Dave Cunningham / November 5, 2008
Like many Americans, last night I watched the election results with excitement. Unlike most Americans, I was tallying the results on my spreadsheet, comparing my projections with the actual outcomes. I was right on all but four states. Having always believed that, “almost only counts in horseshoes and hand grenades,” I am disappointed in my misjudgments.
I surprised myself with my emotional response to our election of an African American candidate. In my fifty-nine years, I have witnessed encouraging changes in black-white relations in the US. But until about a year ago, I didn’t think I’d see this in my lifetime. Even as President-elect Obama continued to close in on victory, I continued to have my doubts. I wondered, still, if, in the final outcome, in the privacy of the voting booth, white people would exercise covert racism by voting for a white candidate. Thankfully, my doubts were not justified. So I am proud. Proud of what?
I am proud that, as a nation, we chose principal over prejudice. Although the latter exists, it was secondary to the overwhelming choices made by voters of all kinds, young/old, black/white, Hispanic, Asian, and Native American.
I have seen the struggle of blacks from a distance and experienced the struggle of whites, as we continued to move forward with a moral belief in equality for all and a Constitutional commitment to the same. We struggled with giving up entrenched values in favor of what we knew was right. We supported a Civil Rights movement over the past 48 years, knowing that we should have to give up some of our own privileges to accommodate needed change. We argued, debated, fought, and litigated.

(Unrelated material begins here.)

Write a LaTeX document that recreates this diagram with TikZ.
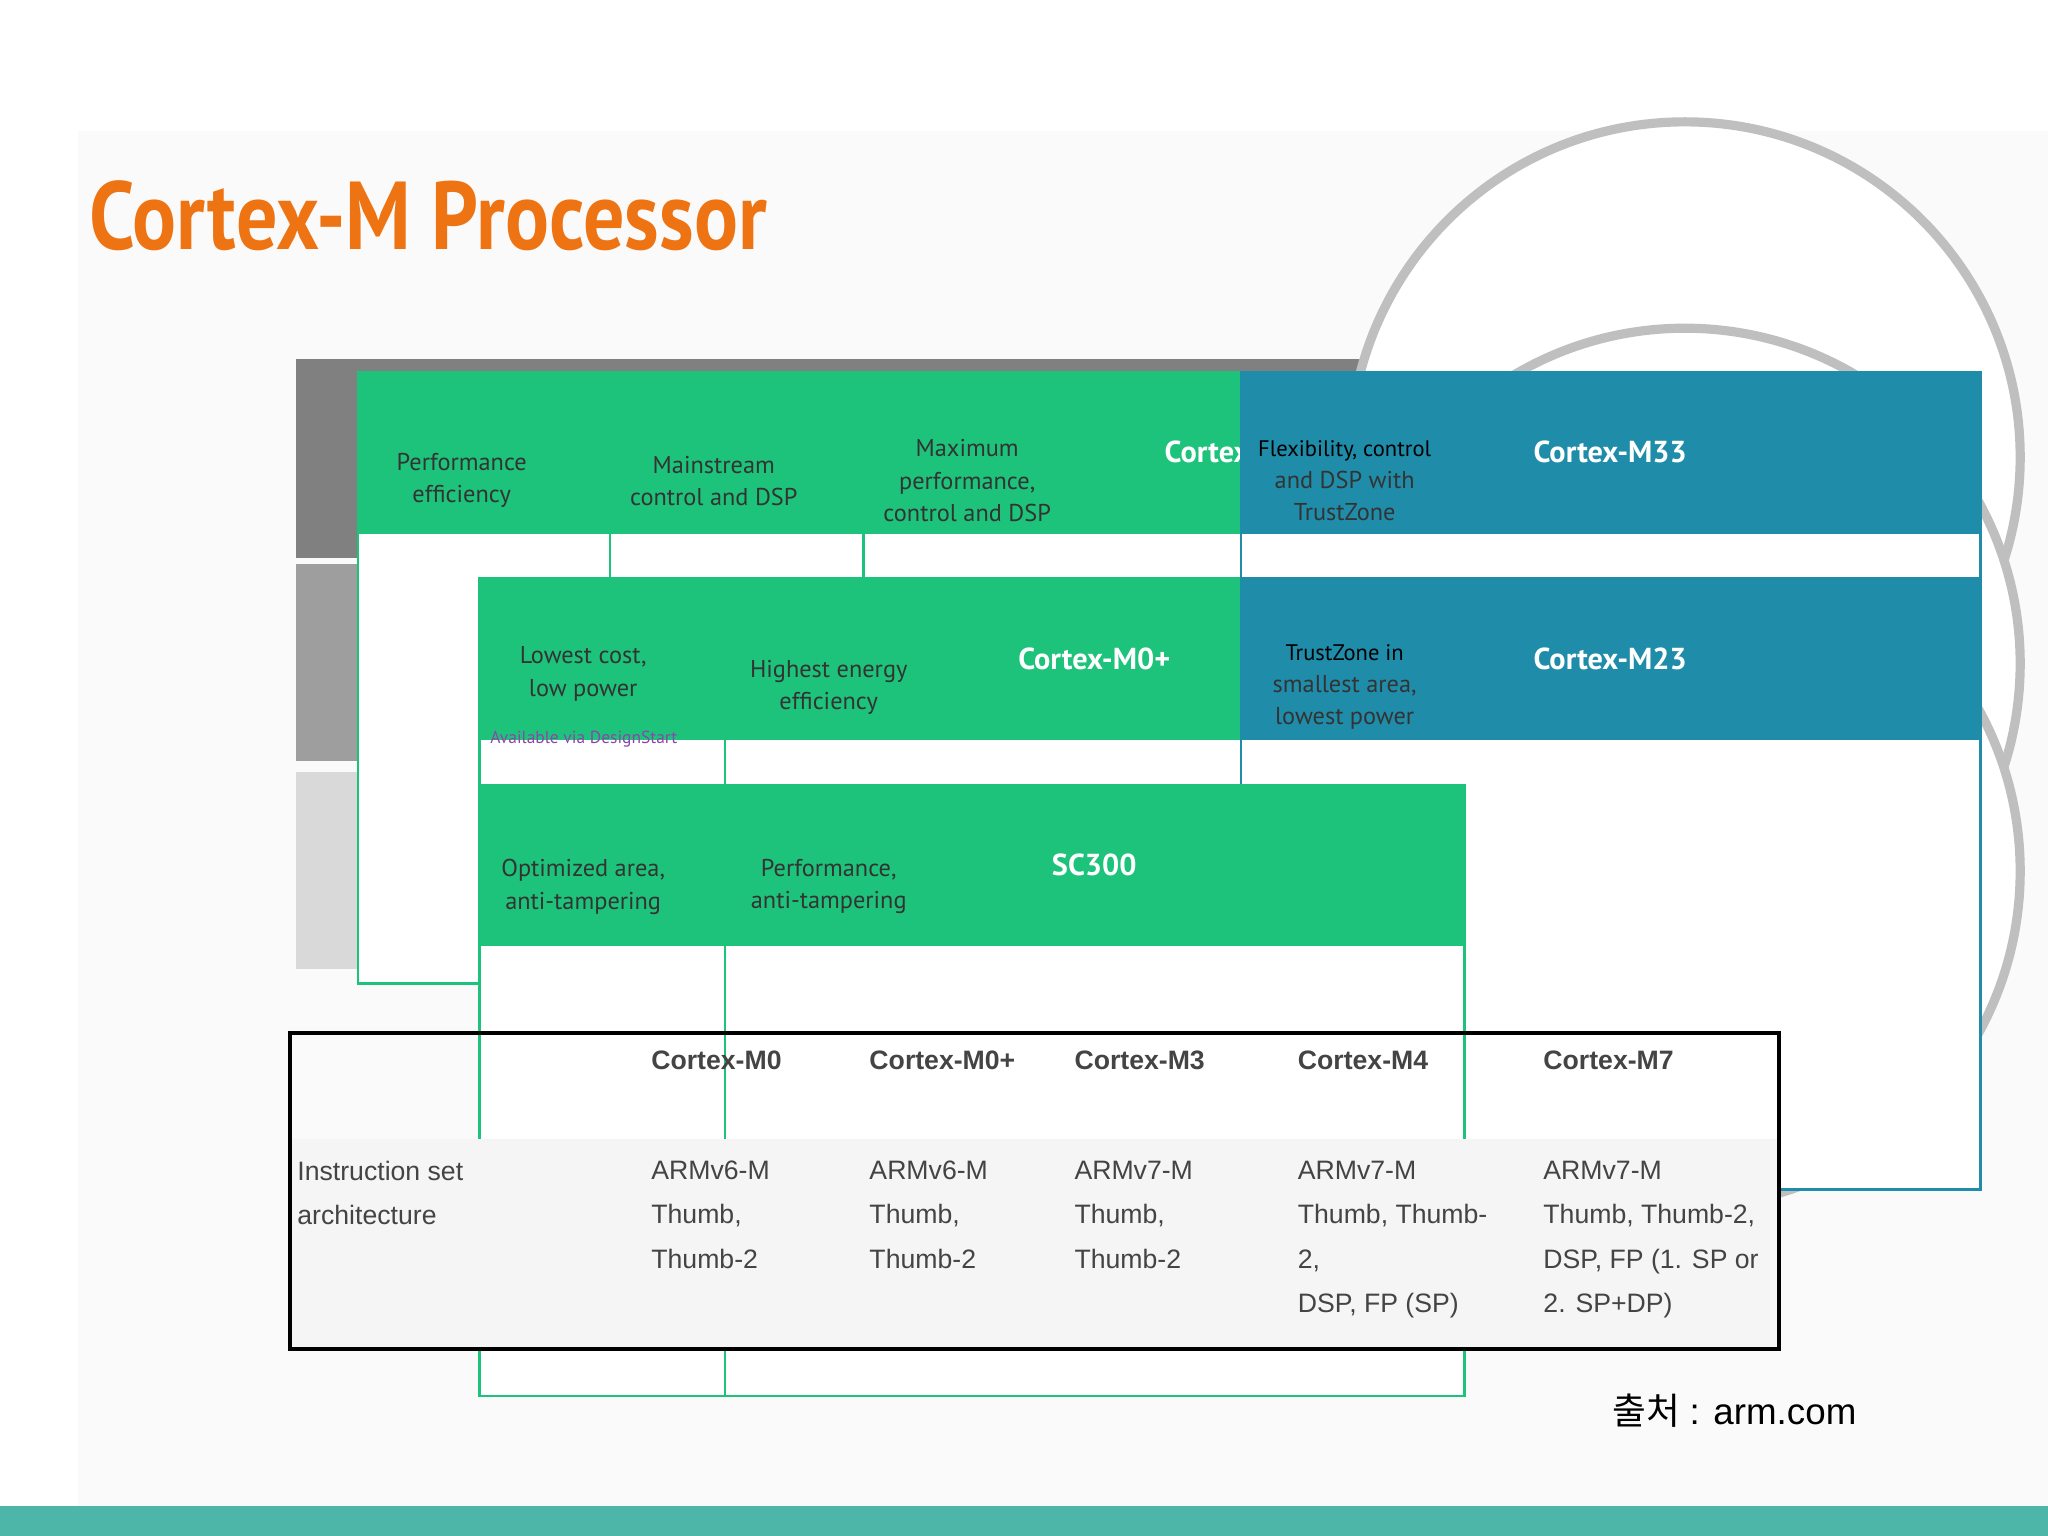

In our private conversations (whites-to-whites and blacks-to-blacks), we nurtured our suspicions and disillusionment. We supported equal opportunity while resisting favoritism and quotas. We opened our work places to diversity while moving to segregated neighborhoods. We were living a paradox, at once, wanting what we knew to be right while fearing the changes it might bring.
We have come a long way.
Late last evening, I called Fred, a long-time African American friend. We have been fortunate to have opened and maintained a cautious conversation of black-white race relations. We both came to adulthood in the era of Martin Luther King and the peace marches. We saw the race riots and the destruction that came with them. We saw the acceleration of “white flight” from cities to suburbs. I learned about “driving-while-back” arrests in white communities. He learned how to accommodate. I learned the reality of inherent white-privilege. He learned how to fit in and make it work for him. We both developed a sensitivity and attempt at understanding each other.

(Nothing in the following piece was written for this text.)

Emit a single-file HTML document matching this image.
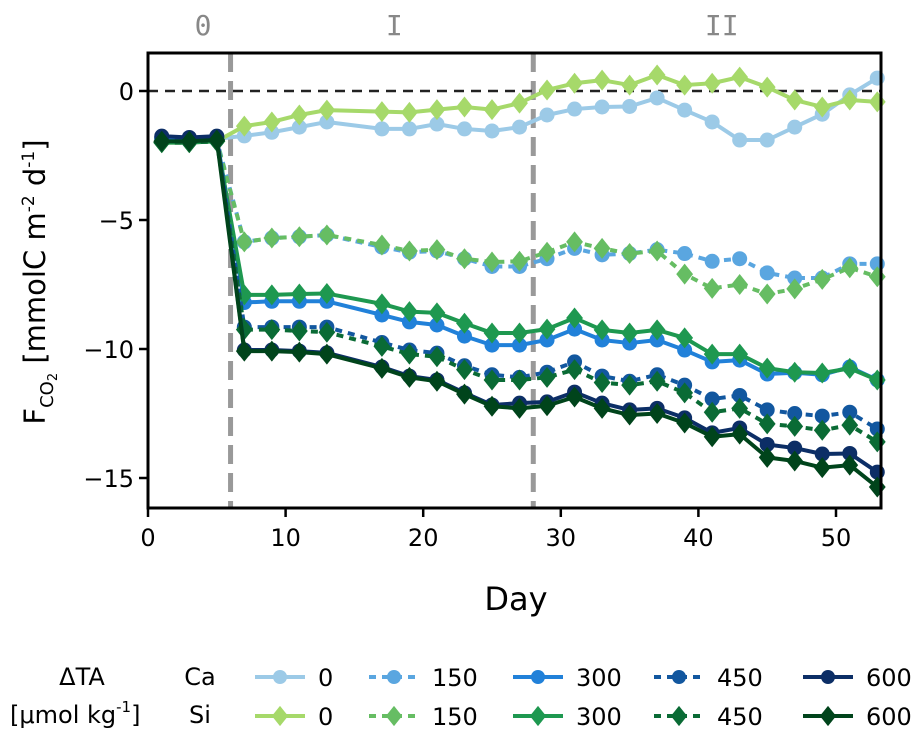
<!DOCTYPE html>
<html><head><meta charset="utf-8"><style>
body{margin:0;background:#fff}
svg{display:block;font-family:"DejaVu Sans","Liberation Sans",sans-serif}
</style></head><body>
<svg id="chart" width="923" height="734" viewBox="0 0 923 734" xmlns="http://www.w3.org/2000/svg">
<g id="plot"></g>
</svg>
<script>
const days=[1,3,5,7,9,11,13,17,19,21,23,25,27,29,31,33,35,37,39,41,43,45,47,49,51,53];
const ca0=[-1.85,-1.9,-1.85,-1.74,-1.6,-1.4,-1.2,-1.47,-1.47,-1.28,-1.47,-1.55,-1.4,-0.93,-0.7,-0.62,-0.6,-0.27,-0.74,-1.2,-1.9,-1.9,-1.4,-0.9,-0.15,0.5];
const si0=[-2.0,-2.0,-1.95,-1.36,-1.2,-0.93,-0.74,-0.8,-0.83,-0.72,-0.62,-0.72,-0.47,0.04,0.3,0.42,0.23,0.62,0.23,0.3,0.54,0.15,-0.35,-0.62,-0.35,-0.42];
const ca150=[-1.9,-1.95,-1.9,-5.85,-5.7,-5.65,-5.58,-6.05,-6.25,-6.2,-6.5,-6.8,-6.8,-6.5,-6.1,-6.35,-6.3,-6.15,-6.3,-6.6,-6.5,-7.05,-7.25,-7.25,-6.7,-6.7];
const si150=[-2.0,-2.0,-1.95,-5.85,-5.7,-5.65,-5.58,-5.97,-6.2,-6.15,-6.5,-6.63,-6.6,-6.25,-5.85,-6.1,-6.3,-6.2,-7.1,-7.65,-7.5,-7.87,-7.67,-7.3,-6.85,-7.2];
const ca300=[-1.85,-1.9,-1.85,-8.2,-8.15,-8.15,-8.15,-8.68,-8.95,-9.07,-9.5,-9.85,-9.85,-9.65,-9.23,-9.65,-9.77,-9.65,-10.04,-10.5,-10.43,-10.97,-10.92,-11.0,-10.7,-11.2];
const si300=[-2.0,-2.0,-1.95,-7.9,-7.9,-7.87,-7.85,-8.25,-8.55,-8.6,-9.0,-9.38,-9.38,-9.23,-8.8,-9.26,-9.38,-9.26,-9.57,-10.2,-10.2,-10.74,-10.9,-10.93,-10.75,-11.2];
const ca450=[-1.8,-1.85,-1.8,-9.15,-9.15,-9.15,-9.15,-9.75,-10.04,-10.16,-10.65,-11.0,-11.1,-10.9,-10.5,-11.05,-11.25,-11.0,-11.4,-11.94,-11.8,-12.36,-12.5,-12.6,-12.45,-13.1];
const si450=[-2.0,-2.0,-1.95,-9.25,-9.25,-9.3,-9.35,-9.9,-10.2,-10.3,-10.8,-11.2,-11.2,-11.1,-10.8,-11.3,-11.4,-11.25,-11.7,-12.45,-12.3,-12.9,-13.0,-13.15,-12.95,-13.6];
const ca600=[-1.75,-1.8,-1.75,-10.04,-10.04,-10.08,-10.15,-10.7,-11.05,-11.2,-11.7,-12.17,-12.1,-12.05,-11.67,-12.1,-12.36,-12.3,-12.67,-13.25,-13.06,-13.7,-13.84,-14.07,-14.05,-14.77];
const si600=[-1.95,-1.95,-1.9,-10.08,-10.08,-10.12,-10.2,-10.75,-11.1,-11.25,-11.75,-12.22,-12.3,-12.2,-11.86,-12.3,-12.56,-12.5,-12.87,-13.4,-13.3,-14.2,-14.34,-14.6,-14.5,-15.35];
const xTicks=[0,10,20,30,40,50];
const yTicks=[0,-5,-10,-15];
const phaseLabels=["0","I","II"];
const phaseX=[4,17.9,41.7];
const phaseBounds=[6,28];

const L=148,R=881,T=53,B=508;
const X=d=>L+d*(836-148)/50;
const Y=v=>91-v*25.8;
const NS="http://www.w3.org/2000/svg";
const svg=document.getElementById('plot');
function mk(tag,at,parent){const e=document.createElementNS(NS,tag);for(const k in at)e.setAttribute(k,at[k]);(parent||svg).appendChild(e);return e;}

phaseBounds.forEach(d=>{
  const l=mk('line',{x1:X(d),x2:X(d),y1:T,y2:B,stroke:'#999','stroke-width':5,'stroke-dasharray':'19 9'});
  
  
});
const z=mk('line',{x1:L,x2:R,y1:Y(0),y2:Y(0),stroke:'#222','stroke-width':2.5,'stroke-dasharray':'10 7'});


phaseLabels.forEach((t,i)=>{
  const e=mk('text',{x:X(phaseX[i]),y:35,'text-anchor':'middle','font-size':28,fill:'#888','font-family':'"DejaVu Sans Mono","Liberation Mono",monospace'});
  e.textContent=t;
  
  
});

const series=[
 {n:'ca-0',d:ca0,c:'#9ccae7',dash:null,m:'o'},
 {n:'si-0',d:si0,c:'#a6d96a',dash:null,m:'d'},
 {n:'ca-150',d:ca150,c:'#5aa6e0',dash:'7 6',m:'o'},
 {n:'si-150',d:si150,c:'#66bd63',dash:'7 6',m:'d'},
 {n:'ca-300',d:ca300,c:'#2181d9',dash:null,m:'o'},
 {n:'si-300',d:si300,c:'#1e9850',dash:null,m:'d'},
 {n:'ca-450',d:ca450,c:'#12579f',dash:'7 6',m:'o'},
 {n:'si-450',d:si450,c:'#0a6b35',dash:'7 6',m:'d'},
 {n:'ca-600',d:ca600,c:'#0c2e66',dash:null,m:'o'},
 {n:'si-600',d:si600,c:'#00441b',dash:null,m:'d'}
];
function marker(g,m,x,y,c,s){
  if(m==='o') return mk('circle',{cx:x,cy:y,r:s||7.5,fill:c},g);
  const r=s?s*1.45:10.5;
  return mk('polygon',{points:`${x},${y-r} ${x+r*0.8},${y} ${x},${y+r} ${x-r*0.8},${y}`,fill:c},g);
}
series.forEach(s=>{
  const g=mk('g',{});
  
  
  const p=mk('polyline',{points:s.d.map((v,i)=>X(days[i])+','+Y(v)).join(' '),fill:'none',stroke:s.c,'stroke-width':4,'stroke-linejoin':'round'},g);
  if(s.dash)p.setAttribute('stroke-dasharray',s.dash);
  s.d.forEach((v,i)=>{
    const e=marker(g,s.m,X(days[i]),Y(v),s.c);
    
    
  });
});

const fr=mk('rect',{x:L,y:T,width:R-L,height:B-T,fill:'none',stroke:'#000','stroke-width':3});


xTicks.forEach(t=>{
  mk('line',{x1:X(t),x2:X(t),y1:B,y2:B+9,stroke:'#000','stroke-width':2.5});
  const e=mk('text',{x:X(t),y:B+38,'text-anchor':'middle','font-size':24});
  e.textContent=t;
  
  
});
yTicks.forEach(t=>{
  mk('line',{x1:L-9,x2:L,y1:Y(t),y2:Y(t),stroke:'#000','stroke-width':2.5});
  const e=mk('text',{x:L-14,y:Y(t)+9,'text-anchor':'end','font-size':24});
  e.textContent=t===0?'0':'\u2212'+Math.abs(t);
  
  
});
const xl=mk('text',{x:516,y:610,'text-anchor':'middle','font-size':32});
xl.textContent='Day';


const yl=mk('text',{transform:'translate(45,282) rotate(-90)','text-anchor':'middle','font-size':29});
yl.innerHTML='F<tspan font-size="18" dy="8">CO</tspan><tspan font-size="13" dy="4">2</tspan><tspan dy="-12"> [mmolC m</tspan><tspan font-size="17" dy="-11">-2</tspan><tspan dy="11"> d</tspan><tspan font-size="17" dy="-11">-1</tspan><tspan dy="11">]</tspan>';



const lg=mk('g',{});


function t(x,y,s,a){const e=mk('text',{x:x,y:y,'font-size':24,'text-anchor':a||'start'},lg);e.textContent=s;return e;}
const h1=t(82,685,'\u0394TA','middle');
const h2=mk('text',{x:10,y:723,'font-size':24},lg);
h2.innerHTML='[\u03bcmol kg<tspan font-size="15" dy="-11">-1</tspan><tspan dy="11">]</tspan>';

t(200,685,'Ca','middle');t(200,723,'Si','middle');
const legX=[255,369,513,654,803];
const legLab=['0','150','300','450','600'];
series.forEach((s,i)=>{
  const col=Math.floor(i/2),row=i%2;
  const y=row?716:677,x0=legX[col];
  const e=mk('g',{},lg);
  
  
  const l=mk('line',{x1:x0,x2:x0+50,y1:y,y2:y,stroke:s.c,'stroke-width':4},e);
  if(s.dash)l.setAttribute('stroke-dasharray','7 6');
  marker(e,s.m,x0+25,y,s.c,7);
  const tx=mk('text',{x:x0+63,y:y+9,'font-size':24},e);tx.textContent=legLab[col];
});
</script>
</body></html>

I called him last night because I knew and know that our struggle to create a new foundation had been completed. We had moved forward in a substantial way that can not be reversed. As with any foundation, there is still much building to do. But I am so proud of what we have done so far to lay this significant groundwork.
Freddie told me he was trying to explain to his grandson the meaning of what had happened, the civil rights struggles, the race hangings, the jailings, the black slavery of only 150 years ago. “He doesn’t get it,” he told me. I related to him a similar story as my daughter, earlier this week, tried to explain to her daughter, that we were going to elect an African American president. My granddaughter saw nothing unusual or striking about this news. Isn’t it great that slowly, generation by generation, we have moved our collective national consciousness from knowing that change was necessary to taking that change for granted?
When I was a little boy, my Mom used to tell me that colored people (a term that later fell into disdain) were just as good as we were. That was the beginning of my education about racism. Later, while in college in the late 60’s, I began to understand the need for change through personal dialog with black classmates. Soon, as a young father, I did my best to teach my children that we are all the same. Thankfully, it is their generation that openly and without reservation, seized upon, and in many cases, led the new direction we have chosen. I and many of my generation can be proud that we began to erase the polarizing ideas that had dominated our parents’ thinking and to some extent, still, our own. We chose the high road, passed the baton to our children and they ran with it. Their children, in turn, simply accept as normal, what my friend, Fred and I still see as almost revolutionary.
We will have a black family living in the White House. The whole world will look at the United States differently. We have done what most countries will never be able to do. We have risen above ethnicity, race-bias, ignorance and existing prejudices to raise our national consciousness to a new, unprecedented level.
I am so proud of the part, though small, that I have played. The bar has been irretrievably raised for all Americans. Thankfully, we can never go back to where we were. As Barack Obama said in his victory speech last night, “This was the moment – this was the time – when we came together to remake this great nation so that it may always reflect our very best selves, and our highest ideals.” Our country will never be the same.